What is the difference between a “criminal” and a “lawbreaker.”  Make sure to integrate specifics from readings, course materials, and course films, reflecting on how race and class shape these differences.  Finally, what are the costs and consequences to these different stigmas 350-400 words Last day to participate November 5, 2014


8 comments on “Criminal versus lawbreaker (Online Writing)

  • In my view, the criminal justice system today is basically a factory for destroying individual’s lives. Once you get sucked into any type of criminal sentence the process and repercussions that come afterwards are so harsh and devastating it makes it very difficult for any individual to go back to a single life. The biggest problem I see is the 100:1 rule of cocaine vs. crack cocaine. Based on principals the rule is not fair at all. These promote racial stereotyping and harsh sentences basically destroy any chance of future education, public housing, and finding a job. All individuals that are convicted as a felon are required to check a box on most if not all job applications stating their convictions. Patrons claim that this has no factor in the hiring process for individuals but anyone can agree that is not the case. The difference between a criminal and a law breaker is quite drastic. For example, the law breaker would be an individual that in desperate times would speed to school because he’s late for something. In an extreme case and individual would sell drugs for example on the side briefly in order to pay something off or pay rent. The difference is when that individual gets caught. When you get caught speeding you simply get a speeding ticket, pay the fine and you’re on your way. When you get caught for selling cocaine for example, you are sentenced to a certain amount of time and are then a convicted felon. The only problem now is because of all the rules as a convicted felon you are stripped of many privileges that non felons have. Once he is released and is on probation he will apply for housing and will be denied. He wants to continue to go to school and applies for loans and is once again denied. You are forced on the streets and then you know longer have a choice but to resort back to what you got there in the first place. This is in an extreme case but it more than likely happens more than not.

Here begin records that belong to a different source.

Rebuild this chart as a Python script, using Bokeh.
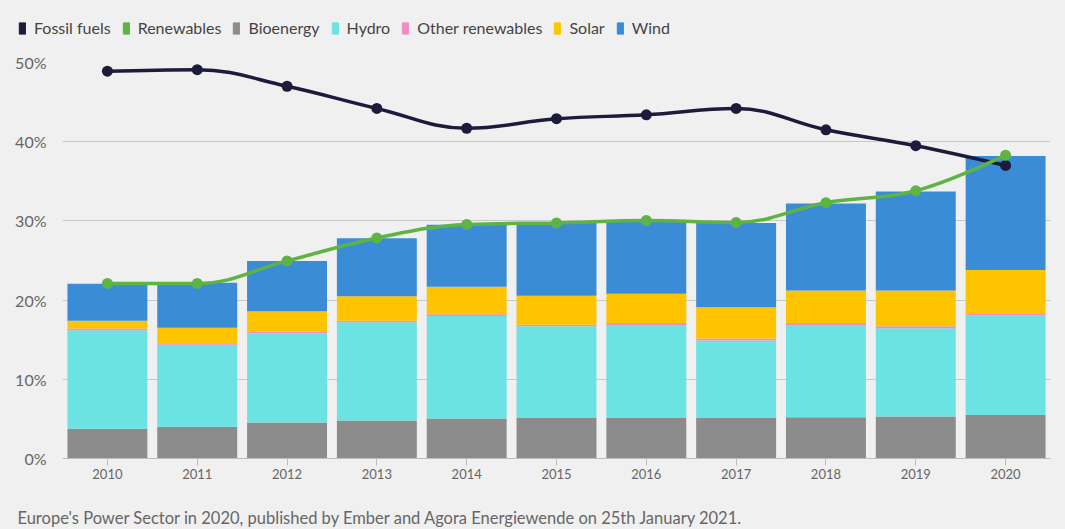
from bokeh.plotting import figure
from bokeh.layouts import column
from bokeh.models import (Range1d, FixedTicker, PrintfTickFormatter, Legend, LegendItem,
                          Label, ColumnDataSource)
from bokeh.embed import file_html
from bokeh.resources import INLINE

# ---------------- data ----------------
years = [2010, 2011, 2012, 2013, 2014, 2015, 2016, 2017, 2018, 2019, 2020]
year_labels = ["2010", "2011", "2012", "2013", "2014", "2015", "2016", "2017", "2018", "2019", "2020"]
y_ticks = [0, 10, 20, 30, 40, 50]

bioenergy = [3.75, 4.0, 4.55, 4.8, 5.05, 5.1, 5.1, 5.1, 5.2, 5.3, 5.5]
hydro = [12.45, 10.35, 11.25, 12.4, 12.95, 11.6, 11.75, 9.8, 11.65, 11.15, 12.55]
other_renewables = [0.2, 0.2, 0.2, 0.2, 0.2, 0.2, 0.25, 0.25, 0.25, 0.25, 0.3]
solar = [1.0, 1.95, 2.6, 3.1, 3.5, 3.65, 3.7, 3.95, 4.1, 4.5, 5.45]
wind = [4.65, 5.7, 6.35, 7.3, 7.8, 9.2, 9.1, 10.65, 11.0, 12.5, 14.4]

fossil_fuels = [48.9, 49.1, 47.0, 44.2, 41.7, 42.9, 43.4, 44.2, 41.5, 39.5, 37.0]
renewables = [22.1, 22.1, 24.95, 27.85, 29.55, 29.75, 30.05, 29.8, 32.3, 33.8, 38.3]

series_names = ["Bioenergy", "Hydro", "Other renewables", "Solar", "Wind"]
legend_names = ["Fossil fuels", "Renewables"] + series_names
colors = {
    "Fossil fuels": "#1d1b3b",
    "Renewables": "#5db443",
    "Bioenergy": "#8c8c8c",
    "Hydro": "#6be3e3",
    "Other renewables": "#f28cc4",
    "Solar": "#ffc400",
    "Wind": "#3a8cd6",
}
BG = "#f0f0f0"
FONT = "Lato"
FOOTER = "Europe's Power Sector in 2020, published by Ember and Agora Energiewende on 25th January 2021."
W = 1065


def bare_figure(height):
    f = figure(width=W, height=height, output_backend="svg", toolbar_location=None,
               x_range=Range1d(0, 1), y_range=Range1d(0, 1),
               x_axis_location=None, y_axis_location=None, min_border=0,
               frame_align=False)
    f.background_fill_color = BG
    f.border_fill_color = BG
    f.outline_line_color = None
    f.grid.grid_line_color = None
    return f


# ---------------- legend strip ----------------
top = bare_figure(48)
items = []
for name in legend_names:
    # off-screen swatch renderer, only used for the legend glyph
    r = top.vbar(x=[-10], top=[-10], width=0.5, color=colors[name])
    items.append(LegendItem(label=name, renderers=[r]))
legend = Legend(items=items, orientation="horizontal", location=(18, 11),
                glyph_width=8, glyph_height=14, label_standoff=8, spacing=11,
                label_text_font=FONT, label_text_font_size="16px", label_text_color="#444444",
                label_height=14, padding=0, margin=0, border_line_color=None,
                background_fill_alpha=0)
top.add_layout(legend, "center")

# ---------------- main chart ----------------
p = figure(width=W, height=442, output_backend="svg", toolbar_location=None,
           x_range=Range1d(2009.5, 2020.5), y_range=Range1d(0, 50),
           min_border_left=62, min_border_right=15, min_border_top=14, min_border_bottom=32,
           frame_align=False)
p.background_fill_color = BG
p.border_fill_color = BG
p.outline_line_color = None

src = ColumnDataSource(dict(x=years, Bioenergy=bioenergy, Hydro=hydro,
                            **{"Other renewables": other_renewables},
                            Solar=solar, Wind=wind))
p.vbar_stack(series_names, x="x", width=0.89, source=src,
             color=[colors[n] for n in series_names], line_width=0)


def spline_controls(xs, ys, smoothing=1.5):
    n = len(xs)
    left = [(xs[i], ys[i]) for i in range(n)]
    right = [(xs[i], ys[i]) for i in range(n)]
    denom = smoothing + 1
    for i in range(1, n - 1):
        px, py = xs[i], ys[i]
        lx, ly = xs[i - 1], ys[i - 1]
        nx, ny = xs[i + 1], ys[i + 1]
        lcx = (smoothing * px + lx) / denom
        lcy = (smoothing * py + ly) / denom
        rcx = (smoothing * px + nx) / denom
        rcy = (smoothing * py + ny) / denom
        corr = 0
        if rcx != lcx:
            corr = ((rcy - lcy) * (rcx - px)) / (rcx - lcx) + py - rcy
        lcy += corr
        rcy += corr
        if lcy > ly and lcy > py:
            lcy = max(ly, py); rcy = 2 * py - lcy
        elif lcy < ly and lcy < py:
            lcy = min(ly, py); rcy = 2 * py - lcy
        if rcy > ny and rcy > py:
            rcy = max(ny, py); lcy = 2 * py - rcy
        elif rcy < ny and rcy < py:
            rcy = min(ny, py); lcy = 2 * py - rcy
        left[i] = (lcx, lcy)
        right[i] = (rcx, rcy)
    return dict(x0=xs[:-1], y0=ys[:-1], x1=xs[1:], y1=ys[1:],
                cx0=[right[i][0] for i in range(n - 1)], cy0=[right[i][1] for i in range(n - 1)],
                cx1=[left[i][0] for i in range(1, n)], cy1=[left[i][1] for i in range(1, n)])


for name, vals in (("Fossil fuels", fossil_fuels), ("Renewables", renewables)):
    p.bezier(source=ColumnDataSource(spline_controls(years, vals)),
             x0="x0", y0="y0", x1="x1", y1="y1", cx0="cx0", cy0="cy0", cx1="cx1", cy1="cy1",
             line_color=colors[name], line_width=3.5)
    p.scatter(years, vals, size=11, marker="circle", color=colors[name], line_width=0)

p.xaxis.ticker = FixedTicker(ticks=years)
p.xaxis.major_label_overrides = {y: l for y, l in zip(years, year_labels)}
p.xaxis.axis_line_color = "#bdbdbd"
p.xaxis.major_tick_line_color = "#bdbdbd"
p.xaxis.major_tick_out = 7
p.xaxis.major_tick_in = 0
p.xaxis.minor_tick_line_color = None
p.xaxis.major_label_text_font = FONT
p.xaxis.major_label_text_font_size = "13px"
p.xaxis.major_label_text_color = "#666666"
p.xaxis.major_label_standoff = 3

p.yaxis.ticker = FixedTicker(ticks=y_ticks)
p.yaxis.formatter = PrintfTickFormatter(format="%d%%")
p.yaxis.axis_line_color = None
p.yaxis.major_tick_line_color = None
p.yaxis.minor_tick_line_color = None
p.yaxis.major_label_text_font = FONT
p.yaxis.major_label_text_font_size = "16px"
p.yaxis.major_label_text_color = "#666666"
p.yaxis.major_label_standoff = 10

p.xgrid.grid_line_color = None
p.ygrid.ticker = FixedTicker(ticks=y_ticks)
p.ygrid.grid_line_color = "#c8c8c8"
p.ygrid.grid_line_width = 1

# ---------------- footer strip ----------------
bottom = bare_figure(39)
bottom.add_layout(Label(x=17, y=12, x_units="screen", y_units="screen", text=FOOTER,
                        text_font=FONT, text_font_size="16.5px", text_color="#666666",
                        text_baseline="middle"))

layout = column(top, p, bottom, spacing=0, styles={"background-color": BG})
open("out.html", "w").write(file_html(layout, INLINE))
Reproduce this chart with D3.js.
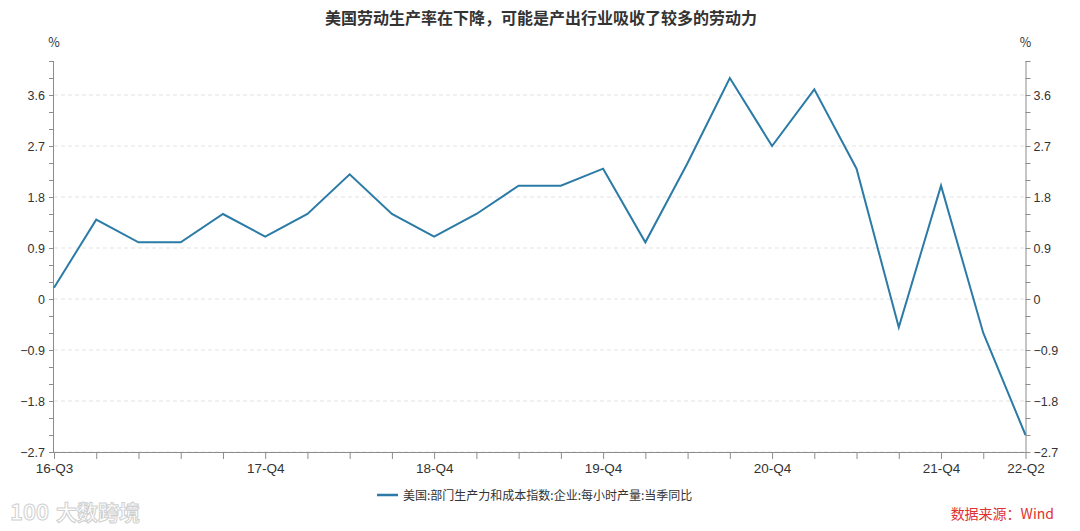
<!DOCTYPE html>
<html><head><meta charset="utf-8">
<script src="https://cdn.jsdelivr.net/npm/d3@7/dist/d3.min.js"></script>
<style>
body{margin:0;background:#fff;}
svg{display:block;font-family:"Noto Sans CJK SC","Noto Sans",sans-serif;}
</style></head>
<body><svg id="c" width="1080" height="531"></svg>
<script>
const quarters = ["16-Q3","16-Q4","17-Q1","17-Q2","17-Q3","17-Q4","18-Q1","18-Q2","18-Q3","18-Q4","19-Q1","19-Q2","19-Q3","19-Q4","20-Q1","20-Q2","20-Q3","20-Q4","21-Q1","21-Q2","21-Q3","21-Q4","22-Q1","22-Q2"];
const values = [0.2,1.4,1.0,1.0,1.5,1.1,1.5,2.2,1.5,1.1,1.5,2.0,2.0,2.3,1.0,2.4,3.9,2.7,3.7,2.3,-0.5,2.0,-0.6,-2.4];
const xLabels = ["16-Q3","17-Q4","18-Q4","19-Q4","20-Q4","21-Q4","22-Q2"];
const yMajor = [-2.7,-1.8,-0.9,0,0.9,1.8,2.7,3.6];
const yMinor = [-2.7,-2.4,-2.1,-1.8,-1.5,-1.2,-0.9,-0.6,-0.3,0,0.3,0.6,0.9,1.2,1.5,1.8,2.1,2.4,2.7,3.0,3.3,3.6,3.9,4.2];
const yDomain = [-2.7, 4.2];
const title = "美国劳动生产率在下降，可能是产出行业吸收了较多的劳动力";
const seriesName = "美国:部门生产力和成本指数:企业:每小时产量:当季同比";
const source = "数据来源：Wind";

const svg = d3.select("#c");
const L = 54, R = 1025.5, T = 61, B = 452;
const x = d3.scalePoint().domain(quarters).range([L, R]);
const y = d3.scaleLinear().domain(yDomain).range([B, T]);
const fmt = v => (Math.abs(v) < 1e-9 ? "0" : d3.format(".1f")(v));
const axisColor = "#8c8c8c", textColor = "#333";

// gridlines
svg.append("g").selectAll("line").data(yMajor).join("line")
  .attr("x1", L).attr("x2", R).attr("y1", d => y(d)).attr("y2", d => y(d))
  .attr("stroke", "#e3e3e3").attr("stroke-dasharray", "4,3").attr("stroke-width", 1);

function styleAxis(g){
  g.selectAll(".domain").attr("stroke", axisColor);
  g.selectAll(".tick line").attr("stroke", axisColor);
  g.selectAll(".tick text").attr("fill", textColor).style("font-size", "12.5px");
}

const isMajor = d => yMajor.some(m => Math.abs(m - d) < 1e-9);
const leftAx = svg.append("g").attr("transform", `translate(${L},0)`)
  .call(d3.axisLeft(y).tickValues(yMinor).tickSize(5).tickPadding(4)
    .tickFormat(d => isMajor(d) ? fmt(d) : ""));
styleAxis(leftAx);
leftAx.select(".domain").attr("d", `M-0.5,${T}V${B}`);
const rightAx = svg.append("g").attr("transform", `translate(${R},0)`)
  .call(d3.axisRight(y).tickValues(yMinor).tickSize(5).tickPadding(3)
    .tickFormat(d => isMajor(d) ? fmt(d) : ""));
styleAxis(rightAx);
rightAx.select(".domain").attr("d", `M0.5,${T}V${B}`);

const bottomAx = svg.append("g").attr("transform", `translate(0,${B})`)
  .call(d3.axisBottom(x).tickSize(7).tickPadding(4)
    .tickFormat(d => xLabels.includes(d) ? d : ""));
styleAxis(bottomAx);
bottomAx.selectAll(".tick text").style("font-size", "13.5px");
bottomAx.select(".domain").attr("d", `M${L},0.5H${R}`);

// units
svg.append("text").attr("x", L).attr("y", 47).attr("text-anchor", "middle")
  .attr("fill", textColor).style("font-size", "12.5px").text("%");
svg.append("text").attr("x", R).attr("y", 47).attr("text-anchor", "middle")
  .attr("fill", textColor).style("font-size", "12.5px").text("%");

// line
const lineColor = "#2b7ba6";
svg.append("path").datum(values)
  .attr("fill", "none").attr("stroke", lineColor).attr("stroke-width", 2)
  .attr("stroke-linejoin", "miter")
  .attr("d", d3.line().x((d, i) => x(quarters[i])).y(d => y(d)));

// title
svg.append("text").attr("x", 541).attr("y", 24).attr("text-anchor", "middle")
  .attr("fill", "#333").style("font-size", "16px").style("font-weight", "bold").text(title);

// legend
svg.append("line").attr("x1", 377).attr("x2", 398).attr("y1", 495).attr("y2", 495)
  .attr("stroke", lineColor).attr("stroke-width", 2.5);
svg.append("text").attr("x", 403).attr("y", 499.5).attr("fill", textColor)
  .style("font-size", "12px").text(seriesName);

// source
svg.append("text").attr("x", 1054).attr("y", 519).attr("text-anchor", "end")
  .attr("fill", "#e0312f").style("font-size", "14px").text(source);

// watermark
svg.append("text").attr("x", 10).attr("y", 520).attr("fill", "#fff").attr("stroke", "#d0d0d0")
  .attr("stroke-width", 1).style("font-size", "22px").style("font-weight", "bold").text("100");
svg.append("text").attr("x", 56).attr("y", 520).attr("fill", "#fff").attr("stroke", "#d0d0d0")
  .attr("stroke-width", 1).style("font-size", "21px").style("font-weight", "bold").text("大数跨境");
</script></body></html>
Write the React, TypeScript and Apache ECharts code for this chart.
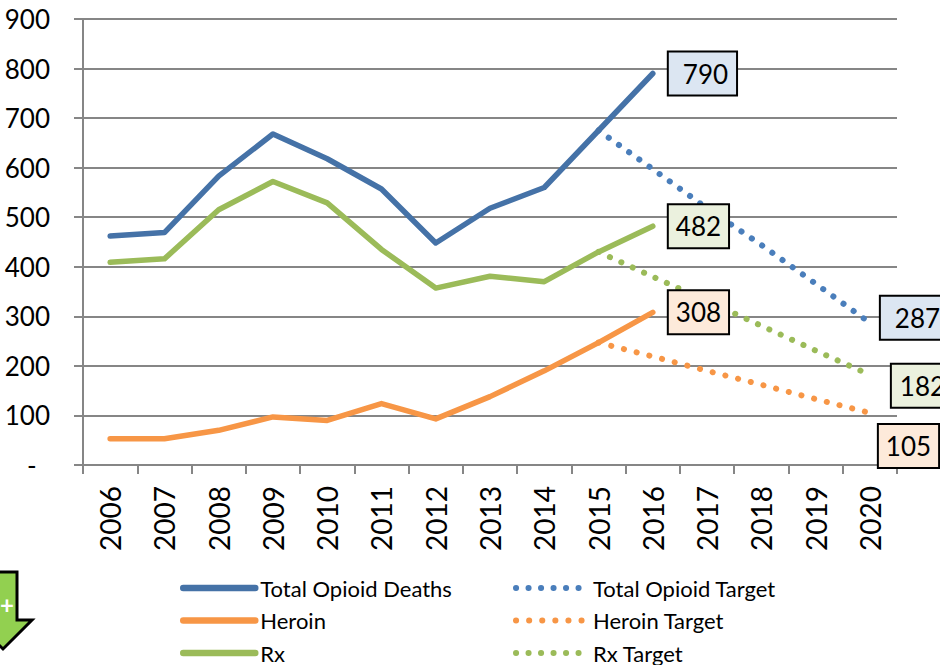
import React, { useEffect, useRef } from "react";
import * as echarts from "echarts";

const years = ["2006","2007","2008","2009","2010","2011","2012","2013","2014","2015","2016","2017","2018","2019","2020"];
const totalDeaths = [462,469,583,668,618,557,448,518,560,675,790,null,null,null,null];
const heroin = [53,53,70,97,90,124,93,138,190,247,308,null,null,null,null];
const rx = [409,416,515,572,529,435,357,381,370,430,482,null,null,null,null];
const totalTarget = [null,null,null,null,null,null,null,null,null,675,597,518,444,366,287];
const heroinTarget = [null,null,null,null,null,null,null,null,null,247,219,190,162,133,105];
const rxTarget = [null,null,null,null,null,null,null,null,null,430,380,331,281,231,182];

const BLUE = "#4572A7";
const ORANGE = "#F79646";
const GREEN = "#9BBB59";
const BLUE_DOT = "#4A7EBB";
const FONT = "Lato, 'Open Sans', sans-serif";

function boxed(v: number, bg: string, distance: number, dy: number, padL: number, padR: number) {
  return {
    value: v,
    label: {
      show: true, position: "right", distance, offset: [0, dy],
      formatter: String(v), color: "#000", fontFamily: FONT, fontSize: 26, lineHeight: 28,
      backgroundColor: bg, borderColor: "#000", borderWidth: 2, padding: [7, padR, 7, padL],
    },
  };
}
function withEnd(arr: (number | null)[], idx: number, item: any) {
  return arr.map((v, i) => (i === idx ? item : v));
}
const markerless = { symbol: "circle", symbolSize: 0.01, showSymbol: true, showAllSymbol: true };
function solid(name: string, data: any[], color: string) {
  return { name, type: "line", data, z: 4, ...markerless,
    color, lineStyle: { color, width: 5.5, cap: "round", join: "round" } };
}
function dotted(name: string, data: any[], color: string, gap: number) {
  return { name, type: "line", data, z: 3, ...markerless,
    color, lineStyle: { color, width: 6, type: [0.1, gap], cap: "round" } };
}

export default function App() {
  const ref = useRef<HTMLDivElement>(null);
  useEffect(() => {
    document.body.style.margin = "0";
    const chart = echarts.init(ref.current!, undefined, { renderer: "svg" });
    const legendBase = {
      orient: "vertical", itemWidth: 72, itemHeight: 14, itemGap: 8.5, top: 571, height: 120,
      itemStyle: { opacity: 0 },
      textStyle: { fontFamily: FONT, fontSize: 22, color: "#000", lineHeight: 24 },
      selectedMode: false,
    };
    const solidLeg = { width: 6.5, cap: "round" };
    const dotLeg = { width: 6, cap: "round" };
    chart.setOption({
      animation: false,
      grid: { left: 83, right: 43, top: 19, bottom: 200, containLabel: false },
      legend: [
        { ...legendBase, left: 175, lineStyle: solidLeg, data: ["Total Opioid Deaths", "Heroin", "Rx"] },
        { ...legendBase, left: 508, lineStyle: dotLeg, data: ["Total Opioid Target", "Heroin Target", "Rx Target"] },
      ],
      xAxis: {
        type: "category", data: years, boundaryGap: true,
        axisLine: { lineStyle: { color: "#868686", width: 2 } },
        axisTick: { show: true, length: 9, alignWithLabel: false, lineStyle: { color: "#868686", width: 2 } },
        axisLabel: { rotate: 90, margin: 21, fontFamily: FONT, fontSize: 28, color: "#000", interval: 0 },
        splitLine: { show: false },
      },
      yAxis: {
        type: "value", min: 0, max: 900, interval: 100,
        axisLine: { show: true, lineStyle: { color: "#868686", width: 2 } },
        axisTick: { show: true, length: 9, lineStyle: { color: "#868686", width: 2 } },
        axisLabel: {
          margin: 33, fontFamily: FONT, fontSize: 26, color: "#000",
          formatter: (v: number) => (v === 0 ? "-\u00A0\u00A0" : String(v)),
        },
        splitLine: { show: true, lineStyle: { color: "#868686", width: 2 } },
      },
      series: [
        solid("Total Opioid Deaths", withEnd(totalDeaths, 10, boxed(790, "#DCE6F2", 16, 0, 14, 8)), BLUE),
        solid("Heroin", withEnd(heroin, 10, boxed(308, "#FDEADA", 16, 0, 7, 7)), ORANGE),
        solid("Rx", withEnd(rx, 10, boxed(482, "#EBF1DE", 16, 0, 7, 7)), GREEN),
        dotted("Total Opioid Target", withEnd(totalTarget, 14, boxed(287, "#DCE6F2", 11, -5, 14, 8)), BLUE_DOT, 12.4),
        dotted("Heroin Target", withEnd(heroinTarget, 14, boxed(105, "#FDEADA", 9, 33, 7, 7)), ORANGE, 13),
        dotted("Rx Target", withEnd(rxTarget, 14, boxed(182, "#EBF1DE", 22, 11, 8, 8)), GREEN, 12.4),
      ],
      graphic: [
        {
          type: "polygon",
          shape: { points: [[-11, 572], [17, 572], [17, 620], [32, 620], [3, 649], [-26, 620], [-11, 620]] },
          style: { fill: "#92D050", stroke: "#000", lineWidth: 3, lineJoin: "miter" },
        },
        {
          type: "text", x: 7, y: 604,
          style: { text: "+", fill: "#fff", fontFamily: FONT, fontSize: 24, fontWeight: "bold", align: "center", verticalAlign: "middle" },
        },
      ],
    });
    return () => chart.dispose();
  }, []);
  return <div ref={ref} style={{ width: 940, height: 665 }} />;
}
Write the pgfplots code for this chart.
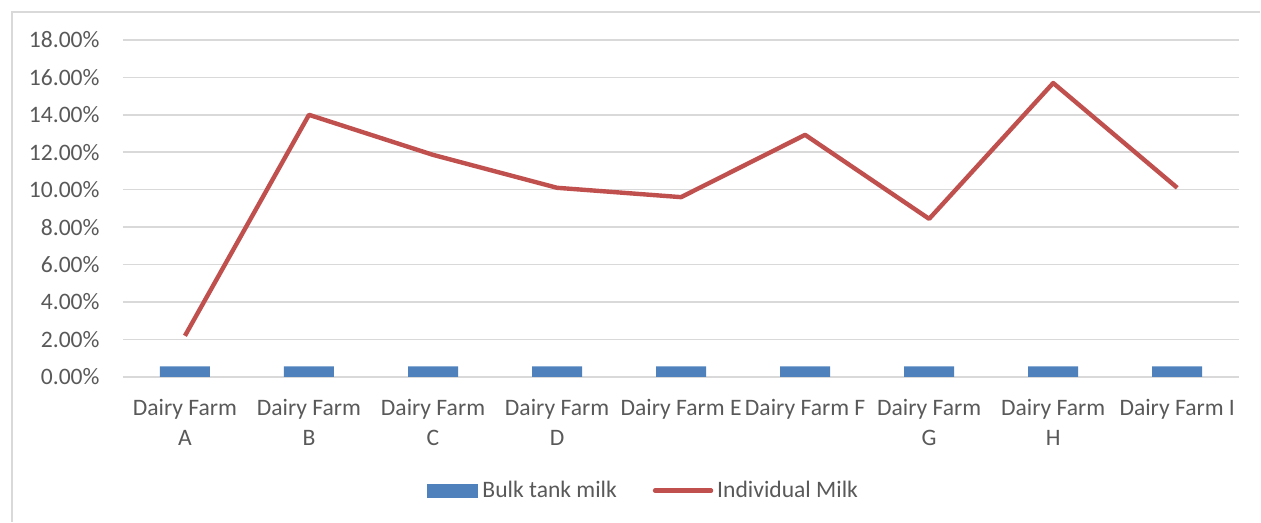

  • A criminal and a lawbreaker are two very different aspects containing someone who is breaking the law/being charged. A criminal is part of the criminal justice system, a person who has been taken to court or sentenced, as well as breaking the law. However what they have done to break the law is unacceptable in society. For example what we have talked about in class a lot is the 100:1 ratio of crack. Then also who is that targeted at, society targets different races for certain things as to looking at society as a whole and going from there. Society looks as if colored people are more likely to have drugs on them. However whites are more associated with crack cocaine them blacks are. In a video shown in class 13% of blacks are crack users and 90% are defendants. The war on drugs is a good way to describe a criminal. Being caught with drugs, getting a sentence and being let go. However when you are caught again you with automatically be sentenced to jail and will have to do time. The war on drugs points fingers at certain races even though everyone that is in with drugs is equally distributed between all races. As to a lawbreaker is someone who is breaking the law but isn’t doing too much harm to society. For example, you’re running late and are in a school zone and are speeding much over the speed limit or running a red light. You are breaking the law but aren’t getting penalized for it, something small. A criminal has a lot bigger costs and consequences than a lawbreaker does. As said earlier, if you get caught having drugs on you is a cost and a consequence due to the fact that you can go to jail and have to pay lots of money. As to just getting pulled over from a speeding ticket, you will just have to pay your ticket and maybe you have learned not to speed.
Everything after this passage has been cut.